Leading the pack are companies like Organovo, which is working on developing liver tissue, and in May 2015 signed a deal with L’Oreal to provide the French cosmetics company with skin for testing products. In November, a laboratory in Moscow claimed to have printed a thyroid and successfully transplanted it into a mouse.

Those don’t include the companies that are making printers themselves, like MicroFab Technologies Inc., which partnered with the Wake Forest Institute of Regenerative Medicine to develop a skin bioprinter , or the German company EnvisionTEC’s $188,000 printer, dubbed the Bioplotter. The Philadelphia-based company BioBots, which makes the $10,000 desktop Biobot 1, has continually wowed visitors at exhibitions with its miniature printed Van Gogh ear.

In the face of so much excitement, though, scientific hurdles and regulatory questions remain, and government agencies have not yet decided how to treat inventions that not so long ago seemed the stuff of science fiction.

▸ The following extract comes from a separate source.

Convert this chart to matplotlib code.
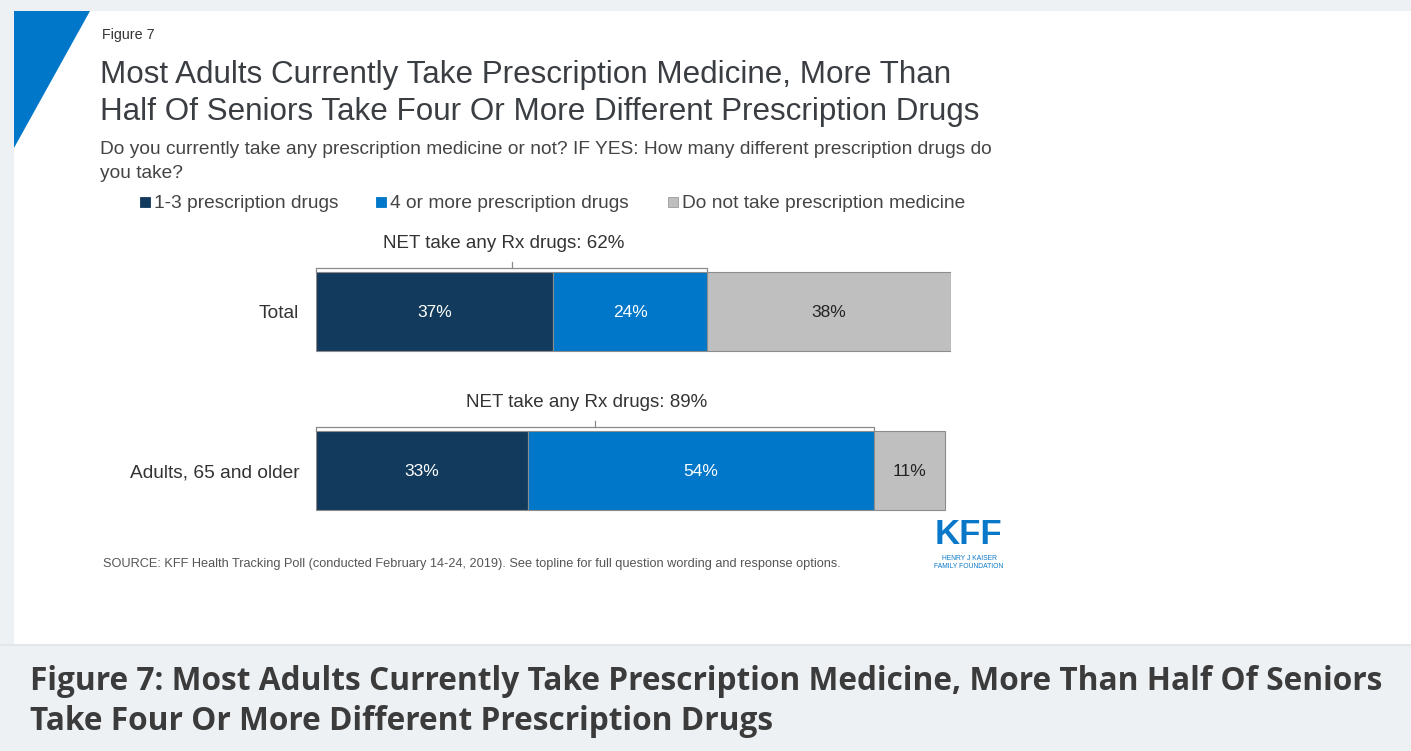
import matplotlib
matplotlib.use("Agg")
import matplotlib.pyplot as plt
from matplotlib.patches import Rectangle, Polygon

# ---- data ----
categories = ["Total", "Adults, 65 and older"]
series_names = ["1-3 prescription drugs", "4 or more prescription drugs",
                "Do not take prescription medicine"]
one_to_three = [37, 33]
four_or_more = [24, 54]
no_rx = [38, 11]
net_any_rx = [62, 89]

colors = ["#123a5c", "#0077c8", "#bfbfbf"]
label_colors = ["white", "white", "#222222"]

W, H = 1411, 751
fig = plt.figure(figsize=(W / 100, H / 100), dpi=100)
fig.patch.set_facecolor("#edf1f4")

FONT = ["Liberation Sans", "DejaVu Sans"]

# full-figure canvas in pixel coordinates for the card and text
bg = fig.add_axes([0, 0, 1, 1])
bg.set_xlim(0, W)
bg.set_ylim(H, 0)
bg.axis("off")
bg.add_patch(Rectangle((14, 11), W - 14, 634, facecolor="white", edgecolor="none"))
bg.add_patch(Polygon([(14, 11), (90, 11), (14, 148)], closed=True,
                     facecolor="#0077c8", edgecolor="none"))

bg.text(102, 35, "Figure 7", fontsize=10.3, color="#333333", va="center", family=FONT)
bg.text(100, 75, "Most Adults Currently Take Prescription Medicine, More Than",
        fontsize=22.6, color="#3a3d42", va="center", family=FONT)
bg.text(100, 112, "Half Of Seniors Take Four Or More Different Prescription Drugs",
        fontsize=22.6, color="#3a3d42", va="center", family=FONT)
bg.text(100, 150, "Do you currently take any prescription medicine or not? IF YES: "
        "How many different prescription drugs do",
        fontsize=13.8, color="#444444", va="center", family=FONT)
bg.text(100, 173, "you take?", fontsize=13.8, color="#444444", va="center", family=FONT)

# legend
legend_x = [140, 376, 668]
for x, name, c in zip(legend_x, series_names, colors):
    bg.add_patch(Rectangle((x, 197), 10, 10, facecolor=c,
                           edgecolor="#9a9a9a" if c == "#bfbfbf" else c, lw=0.6))
    bg.text(x + 14, 203.5, name, fontsize=13.8, color="#444444", va="center", family=FONT)

bg.text(103, 564, "SOURCE: KFF Health Tracking Poll (conducted February 14-24, 2019). "
        "See topline for full question wording and response options.",
        fontsize=9.2, color="#555555", va="center", family=FONT)

# logo
bg.text(968, 535, "KFF", fontsize=25, fontweight="heavy", color="#0a78c8",
        ha="center", va="center", family=FONT)
bg.text(969, 558, "HENRY J KAISER", fontsize=4.9, color="#0a78c8",
        ha="center", va="center", family=FONT)
bg.text(969, 566, "FAMILY FOUNDATION", fontsize=4.9, color="#0a78c8",
        ha="center", va="center", family=FONT)

# caption strip
bg.add_patch(Rectangle((14, 645), W - 14, H - 645, facecolor="#edf1f4", edgecolor="none"))
bg.add_patch(Rectangle((0, 644), W, 1.5, facecolor="#e2e7ea", edgecolor="none"))
cap_font = ["Open Sans", "DejaVu Sans"]
bg.text(30, 682, "Figure 7: Most Adults Currently Take Prescription Medicine, "
        "More Than Half Of Seniors", fontsize=22.8, fontweight="bold",
        color="#3b3b3b", va="center", family=cap_font)
bg.text(30, 721, "Take Four Or More Different Prescription Drugs", fontsize=22.8,
        fontweight="bold", color="#3b3b3b", va="center", family=cap_font)

# ---- bar chart ----
x0, x1 = 316, 951
px_per_unit = 159.0
row0 = 311.5
ymin, ymax = -0.62, 1.5
top_px = row0 + ymin * px_per_unit
bot_px = row0 + ymax * px_per_unit
ax = fig.add_axes([x0 / W, 1 - bot_px / H, (x1 - x0) / W, (bot_px - top_px) / H])
ax.set_xlim(0, sum([one_to_three[0], four_or_more[0], no_rx[0]]))
ax.set_ylim(ymax, ymin)
ax.patch.set_alpha(0)
for s in ax.spines.values():
    s.set_visible(False)
ax.set_xticks([])
ax.set_yticks(range(len(categories)))
ax.set_yticklabels(categories, fontsize=13.8, color="#333333", family=FONT)
ax.tick_params(axis="y", length=0, pad=12)

bar_h = 79 / px_per_unit
ypos = list(range(len(categories)))
left = [0] * len(categories)
for vals, c, lc in zip([one_to_three, four_or_more, no_rx], colors, label_colors):
    ax.barh(ypos, vals, left=left, height=bar_h, color=c,
            edgecolor="#8c8c8c", linewidth=0.8)
    for y, v, l in zip(ypos, vals, left):
        ax.text(l + v / 2, y + 1 / px_per_unit, f"{v}%", ha="center", va="center",
                fontsize=12.5, color=lc, family=FONT)
    left = [l + v for l, v in zip(left, vals)]

# brackets showing the net share taking any prescription drug
for y, a, b, net in zip(ypos, one_to_three, four_or_more, net_any_rx):
    end = a + b
    bar_top = y - bar_h / 2
    yb = bar_top - 4 / px_per_unit
    ax.plot([0, 0, end, end], [bar_top - 0.5 / px_per_unit, yb, yb, bar_top - 0.5 / px_per_unit],
            color="#8a8a8a", lw=0.9, clip_on=False)
    ax.plot([end / 2, end / 2], [yb, yb - 6 / px_per_unit], color="#8a8a8a",
            lw=0.9, clip_on=False)
    ax.text(end / 2 - 1.3, bar_top - 28.5 / px_per_unit, f"NET take any Rx drugs: {net}%",
            ha="center", va="center", fontsize=13.5, color="#333333", family=FONT)

fig.savefig("out.png", dpi=100, facecolor=fig.get_facecolor())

“Devices constructed using 3D printing technology are subject to the same regulatory review standards as devices constructed using traditional manufacturing practices,” said Deborah Kotz, a spokesperson for the federal Food and Drug Administration. The agency does not have definite dates for when it will update that guidance, although “as 3D printing technology develops, FDA may provide further clarity on quality control issues such as material qualifications and sterility,” Kotz added.

“We have a lot of hype in this field,” said Ozbolat, the Penn State professor who nearly gave a finger to his bioprinter. He now studies vascularization, or the formation of veins and arteries, and said that progress in the field in recent years had been “huge” but still has a long way to go. “Printing cells doesn’t mean you make a tissue or an organ,” he said.

Another unsolved problem is how to keep cells alive after they’re printed, although some are hardier than others.

“Bone, skin, cartilage cells are strong and resilient,” Ozbolat said. Cancer cells simply refused to die, he added, while pancreatic cells gave up all too easily. “You treat them like your baby, but they die … because they’re very weak,” he said.

The future of 3D bioprinting depends on solving these kinds of problems, Ozbolat said. “If you don’t really make progress in all of this, bioprinting will not be a useful technology. Something cool, but not really functional.”